Before this activity, students can be asked to write a scientific proposal for a grant to receive additional equipment, for example, LEGO for building a test mystery box. The students would only receive additional equipment after they had described their findings and explained their predictions. Additionally, any extra equipment could have an assigned price that students need to consider with respect to their ‘budget’. This step enables further discussion about how science is socially embedded.

Activity 4: Present the findings

After completing the mystery box exploration, the groups present their study to the rest of the class. Through peer review of the presentations, students reach a consensus on the internal structures of the mystery boxes.

Figure 4: Students present their research findings to one another on posters. From S’Cool LAB Summer CAMP poster presentation
© Ordan/CERN


Each group receives


  1. Each group creates a scientific poster on the mini whiteboard that outlines their research process and their final proposed model for the internal structure of the LEGO mystery box. Guidelines on what to include in the poster and the presentations are shown on Worksheet 2. These guidelines are then also used for peer review in the next step.
  2. Each group presents their research and findings in a short 2-minute presentation to the class with the support of their poster.
  3. Students give anonymous feedback to other groups by using the peer-review form in Worksheet 2.
  4. Together with the class, the students discuss the anonymous feedback and ways to improve their posters and presentation and to reach a consensus on the internal structure of the mystery box.


Scientific discoveries are shared with the scientific community in the form of conferences and publications. For example, the discovery of the Higgs boson at CERN was presented both live and through a videoconference to scientists around the world on 4 July 2012, and the scientists published two scientific papers on their findings. When papers are submitted for publication, they are anonymously reviewed by several independent experts to verify the methods, results, and conclusions. Through this anonymous feedback, scientists also receive suggestions to improve their work. After publication, the results are scrutinized by other researchers in the field. As more and more evidence is collected, the scientific community can reach a consensus.

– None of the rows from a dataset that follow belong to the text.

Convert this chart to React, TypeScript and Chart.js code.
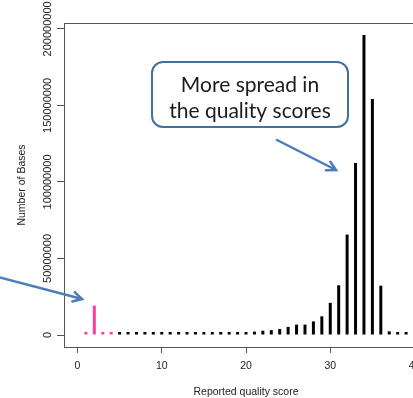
import { useEffect, useRef } from 'react';
import { Chart, registerables } from 'chart.js';

Chart.register(...registerables);

// ---- data ----
const QUALITY_SCORES = [
  1, 2, 3, 4, 5, 6, 7, 8, 9, 10,
  11, 12, 13, 14, 15, 16, 17, 18, 19, 20,
  21, 22, 23, 24, 25, 26, 27, 28, 29, 30,
  31, 32, 33, 34, 35, 36, 37, 38, 39, 40,
];
const BASE_COUNTS = [
  300000, 19200000, 300000, 300000, 400000, 400000, 500000, 500000, 600000, 600000,
  700000, 700000, 800000, 900000, 1000000, 1100000, 1200000, 1400000, 1600000, 1800000,
  2200000, 2800000, 3200000, 3900000, 5300000, 6800000, 6800000, 8900000, 12200000, 21000000,
  32500000, 65600000, 112400000, 196000000, 154200000, 32200000, 2400000, 800000, 600000, 500000,
];
const LOW_QUALITY_MAX = 4;
const X_TICKS = [0, 10, 20, 30, 40];
const Y_TICKS = [0, 50000000, 100000000, 150000000, 200000000];
const X_MIN = -1.6;
const X_MAX = 41.6;
const Y_MIN = -7840000;
const Y_MAX = 203840000;
const X_TITLE = 'Reported quality score';
const Y_TITLE = 'Number of Bases';
const CALLOUT_LINES = ['More spread in', 'the quality scores'];

const PINK = '#FF3D9E';
const BLACK = '#000000';
const AXIS_COLOR = '#555555';
const TEXT_COLOR = '#222222';
const FONT = '"Liberation Sans", Arial, sans-serif';

function arrow(ctx: CanvasRenderingContext2D, x1: number, y1: number, x2: number, y2: number) {
  const ang = Math.atan2(y2 - y1, x2 - x1);
  const head = 10;
  const spread = 0.5;
  ctx.beginPath();
  ctx.moveTo(x1, y1);
  ctx.lineTo(x2, y2);
  ctx.stroke();
  ctx.beginPath();
  ctx.moveTo(x2 - head * Math.cos(ang - spread), y2 - head * Math.sin(ang - spread));
  ctx.lineTo(x2, y2);
  ctx.lineTo(x2 - head * Math.cos(ang + spread), y2 - head * Math.sin(ang + spread));
  ctx.stroke();
}

const decorPlugin = {
  id: 'decor',
  afterDraw(chart: any) {
    const { ctx, chartArea } = chart;
    const yScale = chart.scales.y;
    ctx.save();
    // plot box
    ctx.strokeStyle = AXIS_COLOR;
    ctx.lineWidth = 1;
    ctx.strokeRect(
      Math.round(chartArea.left) + 0.5,
      Math.round(chartArea.top) + 0.5,
      Math.round(chartArea.right - chartArea.left),
      Math.round(chartArea.bottom - chartArea.top)
    );
    // rotated y tick labels (R style)
    ctx.fillStyle = TEXT_COLOR;
    ctx.font = `11px ${FONT}`;
    ctx.textAlign = 'center';
    ctx.textBaseline = 'middle';
    for (const v of Y_TICKS) {
      const y = yScale.getPixelForValue(v);
      ctx.save();
      ctx.translate(48, y);
      ctx.rotate(-Math.PI / 2);
      ctx.fillText(String(v), 0, 0);
      ctx.restore();
    }
    // callout box
    const bx = 152, by = 62, bw = 196, bh = 65, r = 11;
    ctx.beginPath();
    ctx.moveTo(bx + r, by);
    ctx.arcTo(bx + bw, by, bx + bw, by + bh, r);
    ctx.arcTo(bx + bw, by + bh, bx, by + bh, r);
    ctx.arcTo(bx, by + bh, bx, by, r);
    ctx.arcTo(bx, by, bx + bw, by, r);
    ctx.closePath();
    ctx.fillStyle = '#ffffff';
    ctx.fill();
    ctx.strokeStyle = '#41719C';
    ctx.lineWidth = 2;
    ctx.stroke();
    ctx.fillStyle = '#1c1c1c';
    ctx.font = '21px Lato, "Open Sans", sans-serif';
    ctx.textAlign = 'center';
    ctx.textBaseline = 'alphabetic';
    ctx.fillText(CALLOUT_LINES[0], bx + bw / 2, 92);
    ctx.fillText(CALLOUT_LINES[1], bx + bw / 2, 118);
    // arrows
    ctx.strokeStyle = '#4A7EBB';
    ctx.lineWidth = 2.5;
    ctx.lineCap = 'round';
    ctx.lineJoin = 'miter';
    arrow(ctx, 277, 140, 336, 170);
    arrow(ctx, -2, 277, 82, 299);
    ctx.restore();
  },
};

export default function App() {
  const ref = useRef<HTMLCanvasElement | null>(null);
  useEffect(() => {
    if (!ref.current) return;
    const chart = new Chart(ref.current, {
      type: 'bar',
      data: {
        datasets: [
          {
            data: QUALITY_SCORES.map((x, i) => ({ x, y: BASE_COUNTS[i] })),
            backgroundColor: QUALITY_SCORES.map((x) => (x <= LOW_QUALITY_MAX ? PINK : BLACK)),
            borderWidth: 0,
            barThickness: 3,
            minBarLength: 3,
            inflateAmount: 0,
          },
        ],
      },
      options: {
        responsive: false,
        animation: false,
        layout: { padding: { left: 0, right: 12, top: 23, bottom: 0 } },
        plugins: { legend: { display: false }, tooltip: { enabled: false } },
        scales: {
          x: {
            type: 'linear',
            min: X_MIN,
            max: X_MAX,
            offset: false,
            afterBuildTicks: (s: any) => {
              s.ticks = X_TICKS.map((v) => ({ value: v }));
            },
            afterFit: (s: any) => {
              s.height = 51;
            },
            grid: {
              offset: false,
              drawOnChartArea: false,
              drawTicks: true,
              tickLength: 6,
              color: AXIS_COLOR,
            },
            border: { display: true, color: AXIS_COLOR },
            ticks: {
              color: TEXT_COLOR,
              font: { family: FONT, size: 10.5 },
              padding: 7,
              maxRotation: 0,
              autoSkip: false,
            },
            title: {
              display: true,
              text: X_TITLE,
              color: TEXT_COLOR,
              font: { family: FONT, size: 10.5 },
              padding: { top: 0, bottom: 0 },
            },
          },
          y: {
            type: 'linear',
            min: Y_MIN,
            max: Y_MAX,
            afterBuildTicks: (s: any) => {
              s.ticks = Y_TICKS.map((v) => ({ value: v }));
            },
            afterFit: (s: any) => {
              s.width = 64;
            },
            grid: { drawOnChartArea: false, drawTicks: true, tickLength: 7, color: AXIS_COLOR },
            border: { display: true, color: AXIS_COLOR },
            ticks: { display: false },
            title: {
              display: true,
              text: Y_TITLE,
              color: TEXT_COLOR,
              font: { family: FONT, size: 10.5 },
              padding: { top: 16, bottom: 0 },
            },
          },
        },
      } as any,
      plugins: [decorPlugin],
    });
    return () => chart.destroy();
  }, []);
  return (
    <div
      style={{
        position: 'fixed',
        left: 0,
        top: 0,
        width: 413,
        height: 398,
        overflow: 'hidden',
        background: '#ffffff',
      }}
    >
      <canvas ref={ref} width={440} height={398} style={{ display: 'block' }} />
    </div>
  );
}
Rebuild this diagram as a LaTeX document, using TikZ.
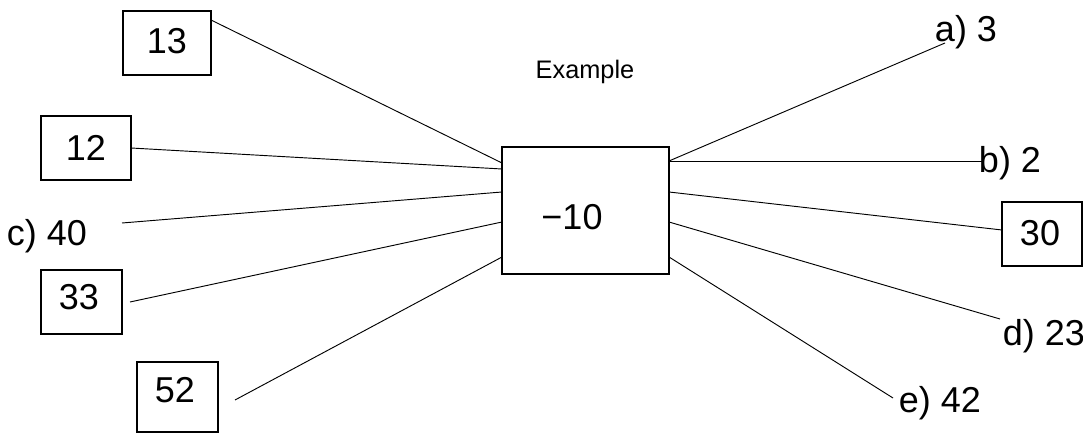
\documentclass[tikz,border=0pt]{standalone}
\usepackage{fontspec}
\setmainfont{Liberation Sans}
\begin{document}
\begin{tikzpicture}[x=0.75pt,y=-0.75pt,
  box/.style={draw,line width=1.1pt,inner sep=0pt,minimum width=#1},
  lab/.style={inner sep=0pt,font=\fontsize{27}{30}\selectfont},
  conn/.style={line width=0.7pt}]
\useasboundingbox (0,0) rectangle (1083,434);
% central box
\node[box=125.25pt,minimum height=95.25pt] (c) at (585.5,210.5) {};
\node[lab] (cv) at (572,217) {−10};
\node[inner sep=0pt,font=\fontsize{19}{22}\selectfont] (ex) at (585,72) {Example};
% boxes
\node[box=66pt,minimum height=48pt] (b13) at (167,43) {};
\node[lab] (t13) at (167,41) {13};
\node[box=67.5pt,minimum height=48pt] (b12) at (86,148) {};
\node[lab] (t12) at (86,148) {12};
\node[box=60.75pt,minimum height=48pt] (b33) at (81.5,302) {};
\node[lab] (t33) at (79,297) {33};
\node[box=60.75pt,minimum height=52.5pt] (b52) at (177.5,397) {};
\node[lab] (t52) at (175,390) {52};
\node[box=60pt,minimum height=48pt] (b30) at (1042,234) {};
\node[lab] (t30) at (1040,233) {30};
% labels
\node[lab,anchor=base] (la) at (966,42) {a) 3};
\node[lab,anchor=base] (lb) at (1010,173) {b) 2};
\node[lab,anchor=base] (lc) at (47,246) {c) 40};
\node[lab,anchor=base] (ld) at (1044,346) {d) 23};
\node[lab,anchor=base] (le) at (940,413) {e) 42};
% endpoints
\coordinate (p13) at (211,20);
\coordinate (p12) at (131,148);
\coordinate (pc) at (122,223);
\coordinate (p33) at (130,302);
\coordinate (p52) at (235,400);
\coordinate (pa) at (945,43);
\coordinate (pb) at (982,161);
\coordinate (p30) at (1002,230);
\coordinate (pd) at (1000,319);
\coordinate (pe) at (893,398);
\coordinate (cl1) at (502,163);
\coordinate (cl2) at (502,169);
\coordinate (cl3) at (502,192);
\coordinate (cl4) at (502,222);
\coordinate (cl5) at (502,257);
\coordinate (cr1) at (669,161);
\coordinate (cr3) at (669,192);
\coordinate (cr4) at (669,222);
\coordinate (cr5) at (669,257);
% connectors
\draw[conn] (p13) -- (cl1);
\draw[conn] (p12) -- (cl2);
\draw[conn] (pc) -- (cl3);
\draw[conn] (p33) -- (cl4);
\draw[conn] (p52) -- (cl5);
\draw[conn] (cr1) -- (pa);
\draw[conn] (cr1) -- (pb);
\draw[conn] (cr3) -- (p30);
\draw[conn] (cr4) -- (pd);
\draw[conn] (cr5) -- (pe);
\end{tikzpicture}
\end{document}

At the end of the project, you can use the provided nature-of-science overview table to discuss the different aspects of the nature of science.

Extension activities

The mystery boxes from different teams can also be different. If the groups are unaware that there are differences between the mystery boxes, the conference part of the activity can be even richer, as they will discuss how to find differences and similarities between their models.

Instead of (or in addition to) poster presentations, students could write research reports describing their findings. These papers can then be anonymously peer reviewed by classmates to mimic the real publishing process in science.


The activities presented in this article are designed to enable students to experience the theoretical, empirical, inferential, creative, tentative, and social aspects of the nature of science in a hands-on and exploratory approach.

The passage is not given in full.